LOEWE Das Sühnopfer des Neuen Bundes (Passion Oratorio)

Record and Artist Details

Composer or Director: (Johann) Carl (Gottfried) Loewe

Genre:

Vocal

Label: Oehms

Media Format: CD or Download

Media Runtime: 103

Mastering:

DDD

Catalogue Number: OC1706

OC1706. LOEWE Das Sühnopfer des Neuen Bundes (Passion Oratorio)

Tracks:

Composition Artist Credit
(Das) Sühnopfer des neuen Bundes (Johann) Carl (Gottfried) Loewe, Composer
(Johann) Carl (Gottfried) Loewe, Composer
Andreas Burkhart, Baritone
Arcis Vocalists, Munich
Georg Poplutz, Tenor
L'Arpa Festante Ensemble
Monika Mauch, Soprano
Thomas Gropper, Conductor
Ulrike Malotta, Mezzo soprano
For all his industry and popular success in the oratorio genre, Carl Loewe is almost exclusively associated outside Germany with songs and ballads such as ‘Tom der Reimer’. Given the lack of recordings available, it would be gratifying to announce that this Passion is the piece to set the record straight. Gratifying but disingenuous: the shelves of English church music libraries already groan with yellowing copies of devotional works as well written and practical for Passiontide choirs and congregations as they are sincere in expression and modest in ambition.
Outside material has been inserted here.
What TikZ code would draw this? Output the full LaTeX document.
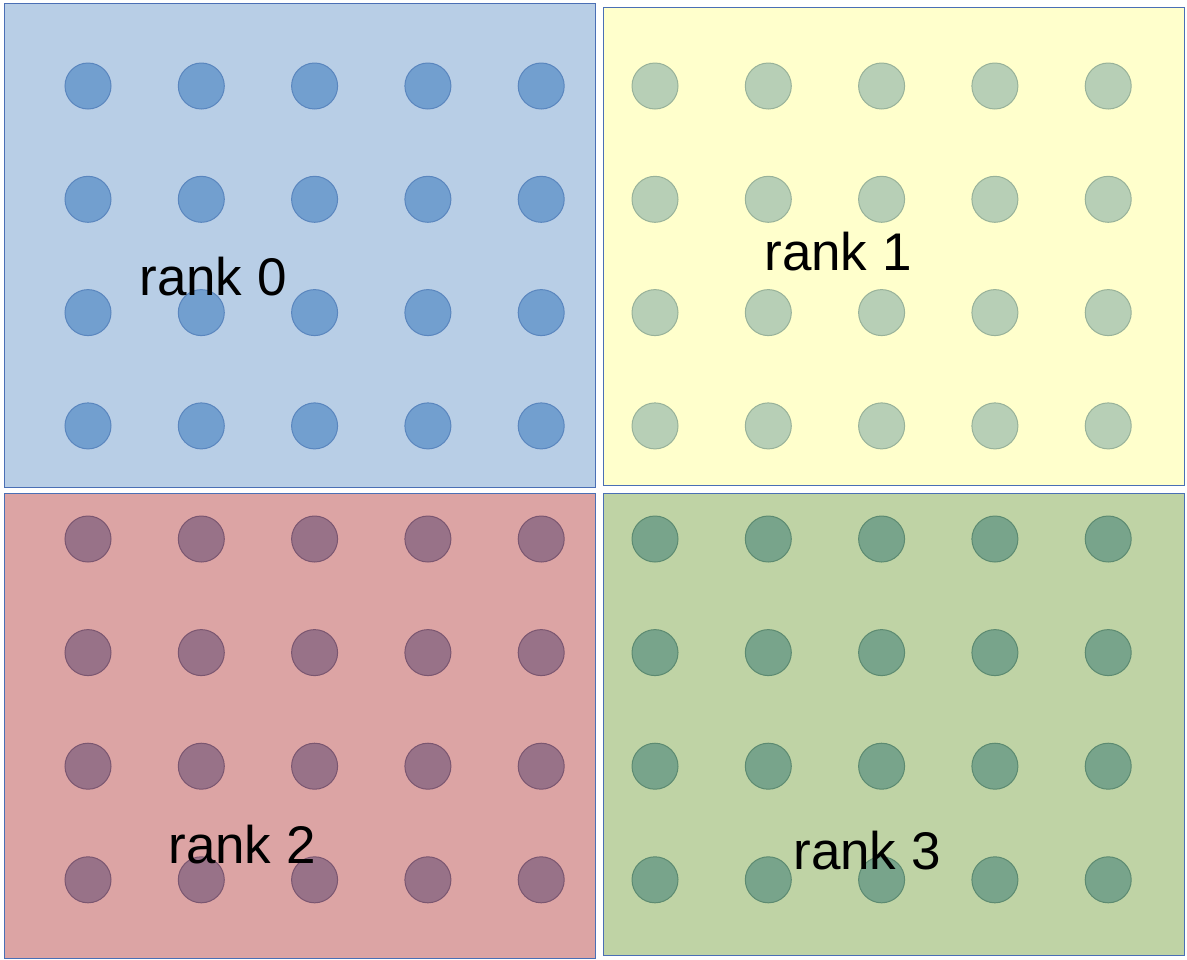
\documentclass[tikz,border=0pt]{standalone}
\usepackage{fontspec}
\setmainfont{Liberation Sans}

\definecolor{boxline}{HTML}{4A6FB5}
\definecolor{fillA}{HTML}{B8CEE6}
\definecolor{dotA}{HTML}{729FCF}
\definecolor{rimA}{HTML}{5A86BE}
\definecolor{fillB}{HTML}{FFFFCC}
\definecolor{dotB}{HTML}{B7CFB6}
\definecolor{rimB}{HTML}{98B29A}
\definecolor{fillC}{HTML}{DCA4A4}
\definecolor{dotC}{HTML}{987288}
\definecolor{rimC}{HTML}{7A5670}
\definecolor{fillD}{HTML}{BFD3A5}
\definecolor{dotD}{HTML}{78A48B}
\definecolor{rimD}{HTML}{5C8A71}

\tikzset{
  rankbox/.style={draw=boxline, line width=0.5pt, inner sep=0pt, minimum width=#1},
  procdot/.style={circle, inner sep=0pt, minimum size=23pt, line width=0.5pt},
  ranklabel/.style={font=\fontsize{26.5}{30}\selectfont, inner sep=0pt}
}

\begin{document}
\begin{tikzpicture}[x=0.5pt, y=-0.5pt]
  \useasboundingbox (0,0) rectangle (1187,959);

  % rank boxes
  \node[rankbox=295.5pt, minimum height=242pt, fill=fillA] (box0) at (299.5,245) {};
  \node[rankbox=290.5pt, minimum height=239pt, fill=fillB] (box1) at (893.5,246) {};
  \node[rankbox=295.5pt, minimum height=232.5pt, fill=fillC] (box2) at (299.5,725.5) {};
  \node[rankbox=290.5pt, minimum height=231pt, fill=fillD] (box3) at (893.5,724) {};

  % processes, 5 x 4 in each rank
  \foreach \i in {0,...,4} {
    \foreach \j in {0,...,3} {
      \node[procdot, fill=dotA, draw=rimA] (p0-\i-\j) at ({88+113.3*\i},{86+113.3*\j}) {};
      \node[procdot, fill=dotB, draw=rimB] (p1-\i-\j) at ({655+113.3*\i},{86+113.3*\j}) {};
      \node[procdot, fill=dotC, draw=rimC] (p2-\i-\j) at ({88+113.3*\i},{539+113.6*\j}) {};
      \node[procdot, fill=dotD, draw=rimD] (p3-\i-\j) at ({655+113.3*\i},{539+113.6*\j}) {};
    }
  }

  % labels
  \node[ranklabel] (lab0) at (213,277) {rank 0};
  \node[ranklabel] (lab1) at (838,252) {rank 1};
  \node[ranklabel] (lab2) at (242,845) {rank 2};
  \node[ranklabel] (lab3) at (867,851) {rank 3};

\end{tikzpicture}
\end{document}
Dating from 1847, Das Sühnopfer (‘The Expiatory Sacrifice of the New Covenant’) opens in a sombre C minor and remains there for much of its 100 minutes. There are Mendelssohnian moments such as a brief F minor scena for Mary Magdalene and female chorus, but the comparison does Loewe no favours. In harmonising the chorales, he borrows heavily on 17th- and 18th-century models compiled by Johann Kuhnau, while his own inclination tends towards the well-trodden path.

Fashioned by a hymn researcher and teacher in Loewe’s adopted home of Stettin, the libretto follows North German Passion models in its alternation of biblical narrative with lyrical reflection. Any distinction between them is diffused and integrated by Loewe in sharing what would otherwise be separate parts for an Evangelist and Christus between the four soloists, though the tenor still takes the lion’s share of the work.
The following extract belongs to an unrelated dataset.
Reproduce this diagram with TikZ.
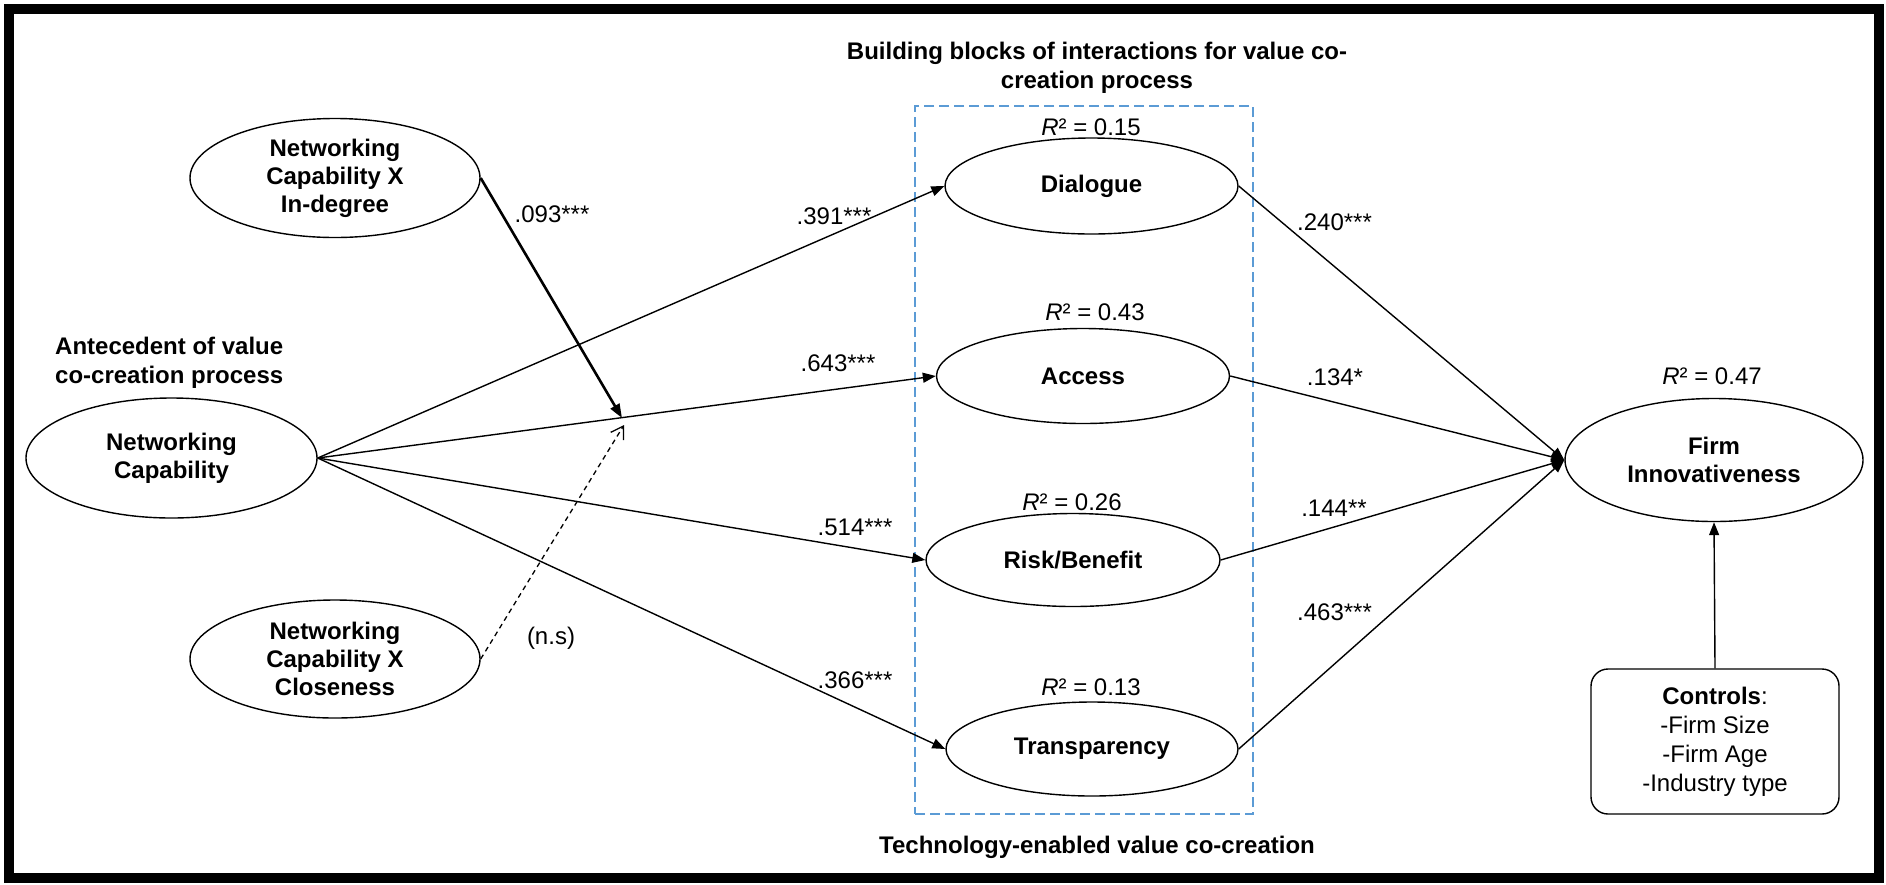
\documentclass[tikz,border=0pt]{standalone}
\usepackage{fontspec}
\setmainfont{Liberation Sans}
\usetikzlibrary{arrows.meta,shapes.geometric}
\definecolor{boxblue}{RGB}{91,155,213}
\begin{document}
\begin{tikzpicture}[x=1pt,y=-1pt,
  lat/.style={ellipse, draw, line width=1.4pt, inner sep=0pt, align=center,
              font=\bfseries\fontsize{24}{28}\selectfont},
  lbl/.style={font=\fontsize{24}{28}\selectfont, inner sep=0pt, anchor=base},
  ttl/.style={font=\bfseries\fontsize{24}{29}\selectfont, inner sep=0pt},
  arr/.style={line width=1.4pt, -{Triangle[length=13pt,width=10pt]}},
  modarr/.style={line width=2.6pt, -{Triangle[length=14pt,width=10pt]}},
  nsarr/.style={line width=1.3pt, dash pattern=on 5pt off 4pt,
                -{Straight Barb[length=12pt,width=15pt]}},
  grpbox/.style={draw=boxblue, line width=1.4pt, dash pattern=on 10pt off 5pt, inner sep=0pt},
  ctrlbox/.style={draw, rounded corners=17pt, line width=1.4pt, inner sep=0pt, align=center,
                  font=\fontsize{24}{29}\selectfont}
]
\useasboundingbox (0,0) rectangle (1886,884);
\draw[line width=10pt] (9,9) rectangle (1879,878);

% group box
\node[grpbox, minimum width=338pt, minimum height=708pt] (grp) at (1084,460) {};

% titles
\node[ttl, align=center] (t1) at (1097,67.5) {Building blocks of interactions for value co-\\creation process};
\node[ttl, align=left, anchor=west] (t2) at (55,363) {Antecedent of value\\co-creation process};
\node[ttl, anchor=base] (t3) at (1097,853.6) {Technology-enabled value co-creation};

% latent variables
\node[lat, minimum width=290pt, minimum height=119pt] (ncin) at (335,178) {Networking\\Capability X\\In-degree};
\node[lat, minimum width=291pt, minimum height=120pt] (nc) at (171.5,458) {Networking\\Capability};
\node[lat, minimum width=290pt, minimum height=118pt] (nccl) at (335,659) {Networking\\Capability X\\Closeness};
\node[lat, minimum width=293pt, minimum height=96pt] (dia) at (1091.5,186) {Dialogue};
\node[lat, minimum width=293pt, minimum height=95pt] (acc) at (1083,376) {Access};
\node[lat, minimum width=294pt, minimum height=93pt] (rb) at (1073,560) {Risk/Benefit};
\node[lat, minimum width=292pt, minimum height=94pt] (tra) at (1092,749) {Transparency};
\node[lat, minimum width=298pt, minimum height=123pt] (fi) at (1714,460) {Firm\\Innovativeness};
\node[ctrlbox, minimum width=248pt, minimum height=145pt] (ctrl) at (1715,741.5)
  {\textbf{Controls}:\\-Firm Size\\-Firm Age\\-Industry type};

% R2 labels
\node[lbl] (r1) at (1091,135) {\itshape R\upshape² = 0.15};
\node[lbl] (r2) at (1095,320.6) {\itshape R\upshape² = 0.43};
\node[lbl] (r3) at (1072,510.6) {\itshape R\upshape² = 0.26};
\node[lbl] (r4) at (1091,695.6) {\itshape R\upshape² = 0.13};
\node[lbl] (r5) at (1712,384.6) {\itshape R\upshape² = 0.47};

% junction points on the NC -> Access path
\coordinate (j1) at (622,418);
\coordinate (j2) at (624,425);

% paths
\draw[arr] (nc.east) -- (dia.west);
\draw[arr] (nc.east) -- (acc.west);
\draw[arr] (nc.east) -- (rb.west);
\draw[arr] (nc.east) -- (tra.west);
\draw[modarr] (ncin.east) -- (j1);
\draw[nsarr] (nccl.east) -- (j2);
\draw[arr] (dia.east) -- (fi.west);
\draw[arr] (acc.east) -- (fi.west);
\draw[arr] (rb.east) -- (fi.west);
\draw[arr] (tra.east) -- (fi.west);
\draw[arr] (ctrl.north) -- (fi.south);

% coefficient labels
\node[lbl] (c1) at (552,222) {.093***};
\node[lbl] (c2) at (834,224) {.391***};
\node[lbl] (c3) at (838,371) {.643***};
\node[lbl] (c4) at (855,535) {.514***};
\node[lbl] (c5) at (855,688) {.366***};
\node[lbl] (c6) at (551,644) {(n.s)};
\node[lbl] (c7) at (1334.5,230.6) {.240***};
\node[lbl] (c8) at (1335,385.6) {.134*};
\node[lbl] (c9) at (1334,516.6) {.144**};
\node[lbl] (c10) at (1334.5,620.6) {.463***};
\end{tikzpicture}
\end{document}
Having recorded a pair of oratorios by Graun, a Berlin contemporary of Bach, these forces bring the same period pitch, German Baroque performance style and acutely musical sensitivity to bear on Das Sühnopfer. A rival Naxos album from 2006 works within the same parameters but it’s a live recording, with attendant slips in tuning and ensemble. Working under studio conditions in a softly resonant Munich church, Thomas Gropper secures a much more polished performance. Try No 30, an airborne chorus for Zion’s daughters supported by a delicately vaulted cello line, and if Loewe’s blend of hand-me-down Bach and Schumann appeals, this new recording offers every incentive to investigate further.